L’Amérique latine face à la COVID-19
Des brumes glacées d’Ushuaia, en Argentine, au désert brûlant et meurtrier de Ciudad Juárez, à la frontière États-Unis–Mexique, l’Amérique latine, comme le reste du monde, est frappée par la crise mondiale.
L’espoir existait, et existe toujours, que l’hémisphère Sud de la planète échappe au pire de la pandémie de coronavirus — du moins sur le plan strictement sanitaire. Un coup d’oeil sur les mappemondes « spécial COVID-19 » disponibles en ligne et continuellement mises à jour, montre qu’en ce début mai 2020, et en se fiant aux chiffres officiels diffusés par les États, le mal reste encore largement septentrional.
Le Québec, à lui seul, mais avec un décompte rigoureux et implacable qui n’a pas d’équivalent dans l’hémisphère Sud, rapporte presque autant de cas que l’Inde entière (160 fois plus peuplée)… et davantage de morts !
Mais des contre-exemples — et non des moindres — viennent tempérer cet espoir que l’Asie du Sud, le Moyen-Orient, l’Afrique et l’Amérique du Sud échappent au pire de l’épidémie.
Le Brésil au temps de la COVID-19 est une catastrophe.
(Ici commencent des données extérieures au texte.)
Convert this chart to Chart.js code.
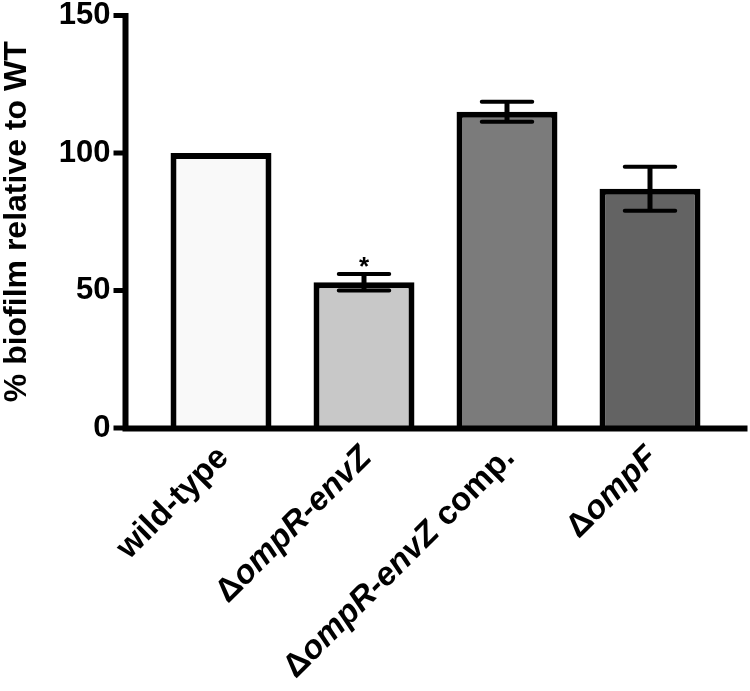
<!DOCTYPE html>
<html>
<head>
<meta charset="utf-8">
<script src="https://cdn.jsdelivr.net/npm/chart.js@4.4.0/dist/chart.umd.min.js"></script>
<style>
  html, body { margin: 0; padding: 0; background: #fff; }
  #chart { display: block; }
</style>
</head>
<body>
<canvas id="chart" width="750" height="691"></canvas>
<script>
// data
const categories = ['wild-type', 'ΔompR-envZ', 'ΔompR-envZ comp.', 'ΔompF'];
const biofilm = [100, 53, 115, 87];
const errors = [0, 3, 3.6, 8];
const significant = [false, true, false, false];
const yTicks = [0, 50, 100, 150];
const barColors = ['#f9f9f9', '#c8c8c8', '#7b7b7b', '#636363'];

const FONT = '"Liberation Sans", Arial, sans-serif';

// Prism style axes: y axis sits a bit left of the first bar, x axis runs past the last one
const axesPlugin = {
    id: 'prismAxes',
    afterDatasetsDraw(chart) {
        const { ctx, chartArea, scales: { y } } = chart;
        const axisX = chartArea.left - 24;
        const axisY = y.getPixelForValue(0) + 0.5;
        ctx.save();
        ctx.strokeStyle = '#000';
        ctx.lineCap = 'butt';
        ctx.lineWidth = 6;
        ctx.beginPath();
        ctx.moveTo(axisX, y.getPixelForValue(150) - 2.5);
        ctx.lineTo(axisX, axisY);
        ctx.moveTo(axisX - 3, axisY);
        ctx.lineTo(chartArea.right + 26, axisY);
        ctx.stroke();
        ctx.lineWidth = 5;
        yTicks.forEach(v => {
            const py = y.getPixelForValue(v);
            ctx.beginPath();
            ctx.moveTo(axisX - 12, py);
            ctx.lineTo(axisX, py);
            ctx.stroke();
        });
        ctx.restore();
    }
};

// Error bars (mean +/- error) and significance star
const errorBarPlugin = {
    id: 'errorBars',
    afterDatasetsDraw(chart) {
        const { ctx, scales: { y } } = chart;
        const meta = chart.getDatasetMeta(0);
        ctx.save();
        ctx.strokeStyle = '#000';
        ctx.fillStyle = '#000';
        meta.data.forEach((bar, i) => {
            const err = errors[i];
            if (!err) return;
            const top = y.getPixelForValue(biofilm[i] + err);
            const bottom = y.getPixelForValue(biofilm[i] - err);
            const half = bar.width * 0.25;
            ctx.lineCap = 'butt';
            ctx.lineWidth = 5;
            ctx.beginPath();
            ctx.moveTo(bar.x, top);
            ctx.lineTo(bar.x, bottom);
            ctx.stroke();
            ctx.lineCap = 'round';
            ctx.lineWidth = 4;
            ctx.beginPath();
            ctx.moveTo(bar.x - half, top);
            ctx.lineTo(bar.x + half, top);
            ctx.moveTo(bar.x - half, bottom);
            ctx.lineTo(bar.x + half, bottom);
            ctx.stroke();
            if (significant[i]) {
                ctx.font = 'bold 26px ' + FONT;
                ctx.textAlign = 'center';
                ctx.textBaseline = 'alphabetic';
                ctx.fillText('*', bar.x, top + 1);
            }
        });
        ctx.restore();
    }
};

// Category labels at 45 degrees, gene names in italics
function labelParts(label) {
    const parts = [];
    let rest = label;
    if (rest.startsWith('Δ')) {
        parts.push({ t: 'Δ', it: false });
        rest = rest.slice(1);
        const sp = rest.indexOf(' ');
        if (sp < 0) {
            parts.push({ t: rest, it: true });
        } else {
            parts.push({ t: rest.slice(0, sp), it: true });
            parts.push({ t: rest.slice(sp), it: false });
        }
    } else {
        parts.push({ t: rest, it: false });
    }
    return parts;
}

const labelPlugin = {
    id: 'rotatedLabels',
    afterDraw(chart) {
        const { ctx, chartArea, scales: { x } } = chart;
        ctx.save();
        ctx.fillStyle = '#000';
        ctx.textBaseline = 'alphabetic';
        ctx.textAlign = 'left';
        categories.forEach((label, i) => {
            const parts = labelParts(label);
            const fonts = parts.map(p => (p.it ? 'italic ' : '') + 'bold 33px ' + FONT);
            let total = 0;
            const widths = parts.map((p, k) => {
                ctx.font = fonts[k];
                const w = ctx.measureText(p.t).width;
                total += w;
                return w;
            });
            ctx.save();
            ctx.translate(x.getPixelForValue(i) + 9, chartArea.bottom + 31);
            ctx.rotate(-Math.PI / 4);
            let cx = -total;
            parts.forEach((p, k) => {
                ctx.font = fonts[k];
                ctx.fillText(p.t, cx, 0);
                cx += widths[k];
            });
            ctx.restore();
        });
        ctx.restore();
    }
};

const biofilmChart = new Chart(document.getElementById('chart'), {
    type: 'bar',
    data: {
        labels: categories,
        datasets: [{
            label: '% biofilm',
            data: biofilm,
            backgroundColor: barColors,
            borderColor: '#000',
            borderWidth: 6,
            borderSkipped: 'start',
            categoryPercentage: 1,
            barPercentage: 0.706
        }]
    },
    options: {
        responsive: false,
        animation: false,
        layout: {
            padding: { top: 15, right: 28.5, bottom: 263, left: 0 }
        },
        plugins: {
            legend: { display: false },
            tooltip: { enabled: false }
        },
        scales: {
            x: {
                grid: { display: false, drawTicks: false },
                border: { display: false },
                ticks: { display: false }
            },
            y: {
                min: 0,
                max: 150,
                afterBuildTicks: scale => {
                    scale.ticks = yTicks.map(v => ({ value: v }));
                },
                afterFit: scale => {
                    scale.width = 149.5;
                },
                // invisible tick marks push the labels left of the drawn axis line
                grid: {
                    display: true,
                    drawOnChartArea: false,
                    drawTicks: true,
                    tickLength: 39,
                    color: 'rgba(0,0,0,0)'
                },
                border: { display: false },
                ticks: {
                    padding: 0,
                    color: '#000',
                    font: { family: FONT, size: 31, weight: 'bold', lineHeight: 1 }
                },
                title: {
                    display: true,
                    text: '% biofilm relative to WT',
                    color: '#000',
                    padding: { top: 0, bottom: 0 },
                    font: { family: FONT, size: 32, weight: 'bold', lineHeight: 1.1 }
                }
            }
        }
    },
    plugins: [axesPlugin, errorBarPlugin, labelPlugin]
});
</script>
</body>
</html>
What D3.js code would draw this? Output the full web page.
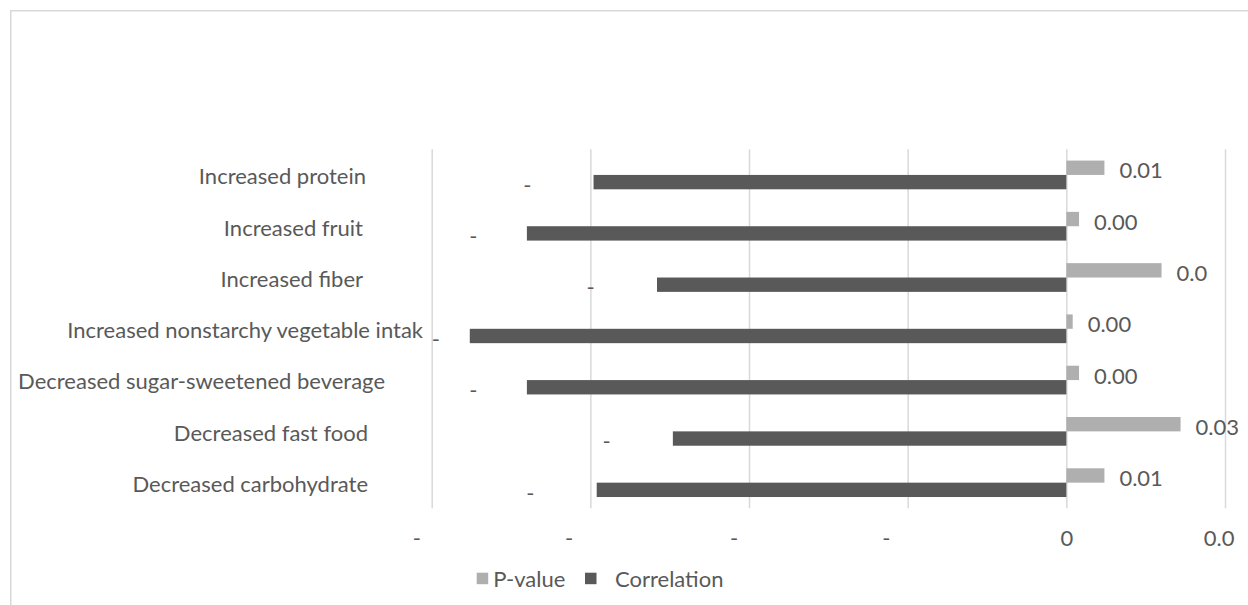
<!DOCTYPE html>
<html>
<head>
<meta charset="utf-8">
<script src="https://cdn.jsdelivr.net/npm/d3@7"></script>
<style>
  html, body { margin: 0; padding: 0; background: #fff; }
  svg { display: block; font-family: Lato, "Open Sans", sans-serif; }
</style>
</head>
<body>
<div id="chart"></div>
<script>
// Data
const categories = [
    "Increased protein",
    "Increased fruit",
    "Increased fiber",
    "Increased nonstarchy vegetable intak",
    "Decreased sugar-sweetened beverage",
    "Decreased fast food",
    "Decreased carbohydrate"
];
const pValues = [0.012, 0.004, 0.030, 0.002, 0.004, 0.036, 0.012];
const correlations = [-0.149, -0.170, -0.129, -0.188, -0.170, -0.124, -0.148];
// labels as they appear (Excel cut them short)
const pLabels = ["0.01", "0.00", "0.0", "0.00", "0.00", "0.03", "0.01"];
const tickValues = [-0.2, -0.15, -0.1, -0.05, 0, 0.05];
const tickLabels = ["-", "-", "-", "-", "0", "0.0"];
const seriesNames = ["P-value", "Correlation"];

const width = 1248, height = 605;
const fontSize = 22;
const textColor = "#595959";
const colors = { "P-value": "#afafaf", "Correlation": "#595959" };
const gridColor = "#d9d9d9";

const plot = { left: 431.7, right: 1225, top: 149.3, bottom: 508.3 };
// Excel placed the category labels a bit unevenly; small horizontal nudges
const labelNudge = [-2, -5, -5, 55, 17, 0, 0];

const fmt = d3.formatLocale({ decimal: ".", thousands: ",", grouping: [3], currency: ["", ""], minus: "-" }).format("~g");

const svg = d3.select("#chart").append("svg")
    .attr("width", width)
    .attr("height", height);

svg.append("rect").attr("width", width).attr("height", height).attr("fill", "#fff");

// outer frame (only top and left edges visible)
svg.append("path")
    .attr("d", `M10.75,${height} V10.75 H${width}`)
    .attr("fill", "none")
    .attr("stroke", gridColor)
    .attr("stroke-width", 1.5);

const x = d3.scaleLinear()
    .domain([-0.2, 0.05])
    .range([plot.left, plot.right]);

const y = d3.scaleBand()
    .domain(categories)
    .range([plot.top, plot.bottom])
    .paddingInner(0.44)
    .paddingOuter(0.22);

const sub = d3.scaleBand()
    .domain(seriesNames)
    .range([0, y.bandwidth()]);

// vertical gridlines
const grid = svg.append("g")
    .attr("transform", `translate(0,${plot.bottom})`)
    .call(d3.axisBottom(x).tickValues(tickValues).tickSize(-(plot.bottom - plot.top)).tickFormat(""));
grid.select(".domain").remove();
grid.selectAll(".tick line").attr("stroke", gridColor).attr("stroke-width", 1.5);

// x tick labels: full label is centred, only the first characters show
const xAxis = svg.append("g")
    .attr("transform", `translate(0,${plot.bottom})`)
    .call(d3.axisBottom(x).tickValues(tickValues).tickSize(0).tickFormat(d => fmt(d)));
xAxis.select(".domain").remove();
xAxis.selectAll(".tick text")
    .attr("font-size", fontSize)
    .attr("font-family", "Lato")
    .attr("fill", textColor)
    .attr("dy", null)
    .attr("y", 38.2)
    .each(function(d, i) {
        const full = this.getComputedTextLength();
        d3.select(this)
            .attr("text-anchor", "start")
            .attr("x", -full / 2)
            .text(tickLabels[i]);
    });

// category labels
const yAxis = svg.append("g")
    .attr("transform", `translate(${plot.left},0)`)
    .call(d3.axisLeft(y).tickSize(0).tickPadding(63.7));
yAxis.select(".domain").remove();
yAxis.selectAll(".tick text")
    .attr("font-size", fontSize)
    .attr("font-family", "Lato")
    .attr("fill", textColor)
    .attr("dy", null)
    .attr("y", 9.3)
    .attr("dx", (d, i) => labelNudge[i]);

// bars
const rows = categories.map((c, i) => ({ cat: c, p: pValues[i], r: correlations[i], pl: pLabels[i] }));

svg.append("g").selectAll("rect")
    .data(rows)
    .join("rect")
    .attr("x", x(0))
    .attr("y", d => y(d.cat) + sub("P-value"))
    .attr("width", d => x(d.p) - x(0))
    .attr("height", sub.bandwidth())
    .attr("fill", colors["P-value"]);

svg.append("g").selectAll("rect")
    .data(rows)
    .join("rect")
    .attr("x", d => x(d.r))
    .attr("y", d => y(d.cat) + sub("Correlation"))
    .attr("width", d => x(0) - x(d.r))
    .attr("height", sub.bandwidth())
    .attr("fill", colors["Correlation"]);

// p-value labels
svg.append("g").selectAll("text")
    .data(rows)
    .join("text")
    .attr("x", d => x(d.p) + 15)
    .attr("y", d => y(d.cat) + sub("P-value") + sub.bandwidth() / 2 + 10.6)
    .attr("font-size", fontSize)
    .attr("fill", textColor)
    .text(d => d.pl);

// correlation labels: only the minus sign of the label is visible
svg.append("g").selectAll("text")
    .data(rows)
    .join("text")
    .attr("y", d => y(d.cat) + sub("Correlation") + sub.bandwidth() / 2 + 10.7)
    .attr("font-size", fontSize)
    .attr("fill", textColor)
    .text(d => fmt(d.r))
    .each(function(d) {
        const full = this.getComputedTextLength();
        const start = Math.max(plot.left, x(d.r) - 6 - full);
        d3.select(this).attr("x", start).text("-");
    });

// legend
const legendItems = [
    { name: "P-value", box: 476.7, text: 493.3 },
    { name: "Correlation", box: 585, text: 615 }
];
const legend = svg.append("g");
legend.selectAll("rect")
    .data(legendItems)
    .join("rect")
    .attr("x", d => d.box)
    .attr("y", 572.7)
    .attr("width", 11.5)
    .attr("height", 11.5)
    .attr("fill", d => colors[d.name]);
legend.selectAll("text")
    .data(legendItems)
    .join("text")
    .attr("x", d => d.text)
    .attr("y", 586.7)
    .attr("font-size", fontSize)
    .attr("fill", textColor)
    .text(d => d.name);
</script>
</body>
</html>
Dans ce pays qui représente la moitié de l’Amérique du Sud, les médias rapportent ces jours-ci des histoires d’horreur : fosses communes, hôpitaux débordés, mais aussi des chiffres officiels qui n’ont qu’un lointain rapport avec la réalité.
Alors que les autorités donnaient environ, en date d’hier, 100 000 cas et 7000 morts de la COVID-19 au Brésil, des sources indépendantes disent qu’il faut multiplier le nombre de cas (avec symptômes) par dix, et le nombre de morts par au moins cinq !
Cette catastrophe est également politique. On y voit de troublantes similitudes avec les États-Unis : un président, Jair Bolsonaro, enfoncé dans le déni, qui s’oppose aux mesures officielles de son propre gouvernement, menant une guérilla aux États et aux municipalités… qui, elles, prennent la maladie au sérieux.
Comme aux États-Unis, le président dispose d’une base militante, parfois fanatisée, réduite par le discrédit d’un président erratique, mais toujours bien présente. Elle organise des manifestations contre les mesures de précaution anti-COVID, où le président fait parfois des apparitions… avec embrassades et accolades !
Dans ces deux grands pays des Amériques, on assiste à une crise sanitaire, mais également à un naufrage politique.
Le Brésil n’est pas le seul à avoir des dirigeants qui nient la crise, la minimisent ou regardent ailleurs.
Au Mexique, le président, Andrés Manuel López Obrador, a parlé d’une « petite crise passagère ». Lors d’une de ses conférences de presse, il a exhibé une amulette pour conjurer le mal. Et il a dit : « Serrez-vous les uns contre les autres, ça réconforte ! »
Là comme au Brésil ou aux États-Unis, les tours de piste fantaisistes d’un populiste pour qui la pandémie n’est qu’une distraction n’empêchent pas, heureusement, les autorités sanitaires du même pays de tenir un autre discours. Le Mexique a tout de même, comme le Brésil, un État capable de réagir, indépendamment des lubies du chef de l’exécutif.
Au Nicaragua, un autre dirigeant historique issu de la gauche a brillé par son absence et par son incohérence devant cette crise…
Tout au long des mois de mars et d’avril, le président Daniel Ortega, élu et réélu depuis 2007 en étouffant l’opposition, a disparu pendant de longues semaines, à la manière d’un Kim Jong-un. Début mars, avant de se retirer mystérieusement, il avait organisé une « grande marche de l’amour » dans les rues de Managua.
Ce petit pays n’a même pas, lui, d’autorités sanitaires autonomes, ou de gouvernements régionaux capables de prendre les choses en main. Au Salvador voisin, ce sont les gangs mafieux (Maras) qui font respecter les couvre-feux et les quarantaines — de la façon la plus brutale. Au Venezuela, avec une économie détruite par le chavisme, un système de santé en ruine et un État militaro-mafieux, le virus avance, mais on ne sait exactement ni où ni jusqu’à quel point.
Sous l’effet de cette nouvelle crise, l’immense sous-continent latino-américain, qui balance toujours entre dictature et démocratie, entre zigzags économiques et inégalités abyssales, voit aujourd’hui des caudillos de gauche et de droite bégayer devant ce grand défi.